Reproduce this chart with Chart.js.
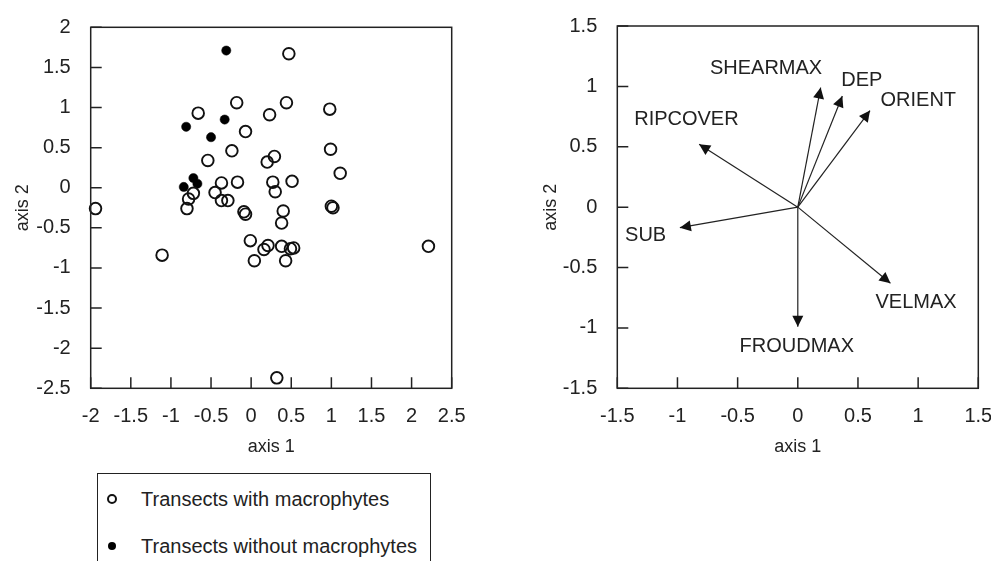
<!DOCTYPE html>
<html>
<head>
<meta charset="utf-8">
<script src="https://cdn.jsdelivr.net/npm/chart.js@4.4.1/dist/chart.umd.min.js"></script>
<style>
html,body{margin:0;padding:0;background:#fff;width:991px;height:561px;overflow:hidden;}
#left{position:absolute;left:0;top:0;}
#right{position:absolute;left:500px;top:0;}
#legend{position:absolute;left:97px;top:473px;width:334px;height:120px;border:1.5px solid #222;box-sizing:border-box;
  font-family:"Liberation Sans",Arial,sans-serif;font-size:20px;color:#222;}
#legend .item{position:absolute;left:0;height:24px;line-height:24px;white-space:nowrap;}
#legend .mark{position:absolute;box-sizing:border-box;border-radius:50%;}
#legend .txt{position:absolute;left:43px;top:0;}
</style>
</head>
<body>
<canvas id="left" width="480" height="470"></canvas>
<canvas id="right" width="491" height="470"></canvas>
<div id="legend"></div>
<script>
// ---------- data: left ordination plot ----------
const seriesNames = ['Transects with macrophytes', 'Transects without macrophytes'];
const withAxis1 = [-1.94,-1.11,0.47,-0.66,-0.18,0.44,0.98,0.23,-0.07,-0.24,-0.54,0.20,0.29,0.99,1.11,
  -0.37,-0.17,0.27,0.51,0.30,-0.45,-0.72,-0.78,-0.80,-0.37,-0.29,-0.09,-0.07,0.40,0.38,
  -0.01,0.04,0.16,0.21,0.38,0.49,0.53,0.43,1.00,1.02,2.21,0.32];
const withAxis2 = [-0.26,-0.84,1.67,0.93,1.06,1.06,0.98,0.91,0.70,0.46,0.34,0.32,0.39,0.48,0.18,
  0.06,0.07,0.07,0.08,-0.05,-0.06,-0.07,-0.14,-0.26,-0.16,-0.16,-0.30,-0.33,-0.29,-0.44,
  -0.66,-0.91,-0.77,-0.72,-0.73,-0.76,-0.75,-0.91,-0.23,-0.25,-0.73,-2.37];
const withoutAxis1 = [-0.31,-0.81,-0.33,-0.50,-0.84,-0.72,-0.67];
const withoutAxis2 = [1.71,0.76,0.85,0.63,0.01,0.12,0.05];

// ---------- data: right biplot (environmental vectors) ----------
const varNames = ['SHEARMAX','DEP','ORIENT','RIPCOVER','SUB','VELMAX','FROUDMAX'];
const varAxis1 = [0.19,0.37,0.60,-0.82,-0.98,0.77,0.00];
const varAxis2 = [0.99,0.92,0.80,0.52,-0.17,-0.63,-0.99];

// ---------- axis ranges / ticks ----------
const leftXRange = [-2, 2.5], leftYRange = [-2.5, 2];
const rightXRange = [-1.5, 1.5], rightYRange = [-1.5, 1.5];
const tickStep = 0.5;

// ---------- styling ----------
const FONT = '"Liberation Sans", Arial, sans-serif';
const INK = '#222';
Chart.defaults.font.family = FONT;
Chart.defaults.color = INK;

const framePlugin = {
  id: 'frame',
  afterDraw(chart) {
    const {ctx, chartArea: a, scales: {x, y}} = chart;
    ctx.save();
    ctx.strokeStyle = INK;
    ctx.lineWidth = 1.5;
    ctx.strokeRect(a.left, a.top, a.right - a.left, a.bottom - a.top);
    ctx.beginPath();
    x.ticks.forEach(t => { const px = x.getPixelForValue(t.value); ctx.moveTo(px, a.bottom); ctx.lineTo(px, a.bottom - 11); });
    y.ticks.forEach(t => { const py = y.getPixelForValue(t.value); ctx.moveTo(a.left, py); ctx.lineTo(a.left + 11, py); });
    ctx.stroke();
    ctx.restore();
  }
};

function axisCfg(range, isX, fitSize) {
  return {
    type: 'linear', min: range[0], max: range[1],
    ticks: {stepSize: tickStep, autoSkip: false, maxRotation: 0, padding: isX ? 16 : 20,
            font: {size: 20}, color: INK,
            callback: v => String(Math.round(v * 10) / 10)},
    grid: {display: false, drawTicks: false},
    border: {display: false},
    title: {display: true, text: isX ? 'axis 1' : 'axis 2', font: {size: 18}, color: INK,
            padding: {top: 12, bottom: 12}},
    afterFit(axis) {
      if (isX) axis.height = fitSize; else axis.width = fitSize;
      axis.paddingLeft = 0; axis.paddingRight = 0; axis.paddingTop = 0; axis.paddingBottom = 0;
    }
  };
}

// ---------- left chart ----------
const leftChart = new Chart(document.getElementById('left'), {
  type: 'scatter',
  data: {
    datasets: [
      {label: seriesNames[0], data: withAxis1.map((v, i) => ({x: v, y: withAxis2[i]})),
       pointRadius: 5.8, pointBorderWidth: 1.9, borderColor: '#111', backgroundColor: 'rgba(0,0,0,0)',
       pointStyle: 'circle', clip: false},
      {label: seriesNames[1], data: withoutAxis1.map((v, i) => ({x: v, y: withoutAxis2[i]})),
       pointRadius: 4.6, pointBorderWidth: 0.5, borderColor: '#000', backgroundColor: '#000',
       pointStyle: 'circle', clip: false}
    ]
  },
  options: {
    responsive: false, animation: false, devicePixelRatio: 1,
    layout: {padding: {top: 27.3, right: 28.3, left: 0, bottom: 0}},
    plugins: {legend: {display: false}, tooltip: {enabled: false}},
    scales: {x: axisCfg(leftXRange, true, 81.7), y: axisCfg(leftYRange, false, 90.7)}
  },
  plugins: [framePlugin]
});

// HTML legend built from the chart's datasets
(function buildLegend() {
  const box = document.getElementById('legend');
  const tops = [13, 60];
  leftChart.data.datasets.forEach((ds, i) => {
    const item = document.createElement('div');
    item.className = 'item';
    item.style.top = tops[i] + 'px';
    const mk = document.createElement('span');
    mk.className = 'mark';
    if (i === 0) {
      mk.style.width = '10px'; mk.style.height = '10px'; mk.style.left = '9px'; mk.style.top = '7px';
      mk.style.border = '2px solid #111';
    } else {
      mk.style.width = '8px'; mk.style.height = '8px'; mk.style.left = '10px'; mk.style.top = '8px';
      mk.style.background = '#000';
    }
    const tx = document.createElement('span');
    tx.className = 'txt';
    tx.textContent = ds.label;
    item.appendChild(mk); item.appendChild(tx);
    box.appendChild(item);
  });
})();

// ---------- right chart ----------
const labelPlacement = {
  SHEARMAX: {dx: 1.5, dy: -18.7, align: 'right'},
  DEP:      {dx: -1, dy: -15.5, align: 'left'},
  ORIENT:   {dx: 10.5, dy: -10, align: 'left'},
  RIPCOVER: {dx: -12.7, dy: -24.8, align: 'center'},
  SUB:      {dx: -13.7, dy: 7.9, align: 'right'},
  VELMAX:   {dx: -15, dy: 19, align: 'left'},
  FROUDMAX: {dx: -1, dy: 19.8, align: 'center'}
};

const arrowPlugin = {
  id: 'arrows',
  afterDatasetsDraw(chart) {
    const {ctx, scales: {x, y}} = chart;
    const ox = x.getPixelForValue(0), oy = y.getPixelForValue(0);
    ctx.save();
    varNames.forEach((name, i) => {
      const tx = x.getPixelForValue(varAxis1[i]), ty = y.getPixelForValue(varAxis2[i]);
      const ang = Math.atan2(ty - oy, tx - ox);
      const L = 11, W = 5.5;
      const bx = tx - L * Math.cos(ang), by = ty - L * Math.sin(ang);
      ctx.beginPath();
      ctx.moveTo(tx, ty);
      ctx.lineTo(bx + W * Math.sin(ang), by - W * Math.cos(ang));
      ctx.lineTo(bx - W * Math.sin(ang), by + W * Math.cos(ang));
      ctx.closePath();
      ctx.fillStyle = '#111';
      ctx.fill();
      const p = labelPlacement[name];
      ctx.font = '20px ' + FONT;
      ctx.fillStyle = INK;
      ctx.textAlign = p.align;
      ctx.textBaseline = 'middle';
      ctx.fillText(name, tx + p.dx, ty + p.dy);
    });
    ctx.restore();
  }
};

new Chart(document.getElementById('right'), {
  type: 'scatter',
  data: {
    datasets: varNames.map((name, i) => ({
      label: name,
      data: [{x: 0, y: 0}, {x: varAxis1[i], y: varAxis2[i]}],
      showLine: true, borderColor: '#222', borderWidth: 1.2, pointRadius: 0, clip: false
    }))
  },
  options: {
    responsive: false, animation: false, devicePixelRatio: 1,
    layout: {padding: {top: 26, right: 12.7, left: 28, bottom: 0}},
    plugins: {legend: {display: false}, tooltip: {enabled: false}},
    scales: {x: axisCfg(rightXRange, true, 81.7), y: axisCfg(rightYRange, false, 89.3)}
  },
  plugins: [framePlugin, arrowPlugin]
});
</script>
</body>
</html>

* * * * *

• **THE EXERCISE**
Repeat, word for word and with no pictures, only the lines running from the beginning of the data to the line that contains "const tickStep = 0.5;".

• **OUTPUT OF THE TASK**
Reproduce this chart with Chart.js.
<!DOCTYPE html>
<html>
<head>
<meta charset="utf-8">
<script src="https://cdn.jsdelivr.net/npm/chart.js@4.4.1/dist/chart.umd.min.js"></script>
<style>
html,body{margin:0;padding:0;background:#fff;width:991px;height:561px;overflow:hidden;}
#left{position:absolute;left:0;top:0;}
#right{position:absolute;left:500px;top:0;}
#legend{position:absolute;left:97px;top:473px;width:334px;height:120px;border:1.5px solid #222;box-sizing:border-box;
  font-family:"Liberation Sans",Arial,sans-serif;font-size:20px;color:#222;}
#legend .item{position:absolute;left:0;height:24px;line-height:24px;white-space:nowrap;}
#legend .mark{position:absolute;box-sizing:border-box;border-radius:50%;}
#legend .txt{position:absolute;left:43px;top:0;}
</style>
</head>
<body>
<canvas id="left" width="480" height="470"></canvas>
<canvas id="right" width="491" height="470"></canvas>
<div id="legend"></div>
<script>
// ---------- data: left ordination plot ----------
const seriesNames = ['Transects with macrophytes', 'Transects without macrophytes'];
const withAxis1 = [-1.94,-1.11,0.47,-0.66,-0.18,0.44,0.98,0.23,-0.07,-0.24,-0.54,0.20,0.29,0.99,1.11,
  -0.37,-0.17,0.27,0.51,0.30,-0.45,-0.72,-0.78,-0.80,-0.37,-0.29,-0.09,-0.07,0.40,0.38,
  -0.01,0.04,0.16,0.21,0.38,0.49,0.53,0.43,1.00,1.02,2.21,0.32];
const withAxis2 = [-0.26,-0.84,1.67,0.93,1.06,1.06,0.98,0.91,0.70,0.46,0.34,0.32,0.39,0.48,0.18,
  0.06,0.07,0.07,0.08,-0.05,-0.06,-0.07,-0.14,-0.26,-0.16,-0.16,-0.30,-0.33,-0.29,-0.44,
  -0.66,-0.91,-0.77,-0.72,-0.73,-0.76,-0.75,-0.91,-0.23,-0.25,-0.73,-2.37];
const withoutAxis1 = [-0.31,-0.81,-0.33,-0.50,-0.84,-0.72,-0.67];
const withoutAxis2 = [1.71,0.76,0.85,0.63,0.01,0.12,0.05];

// ---------- data: right biplot (environmental vectors) ----------
const varNames = ['SHEARMAX','DEP','ORIENT','RIPCOVER','SUB','VELMAX','FROUDMAX'];
const varAxis1 = [0.19,0.37,0.60,-0.82,-0.98,0.77,0.00];
const varAxis2 = [0.99,0.92,0.80,0.52,-0.17,-0.63,-0.99];

// ---------- axis ranges / ticks ----------
const leftXRange = [-2, 2.5], leftYRange = [-2.5, 2];
const rightXRange = [-1.5, 1.5], rightYRange = [-1.5, 1.5];
const tickStep = 0.5;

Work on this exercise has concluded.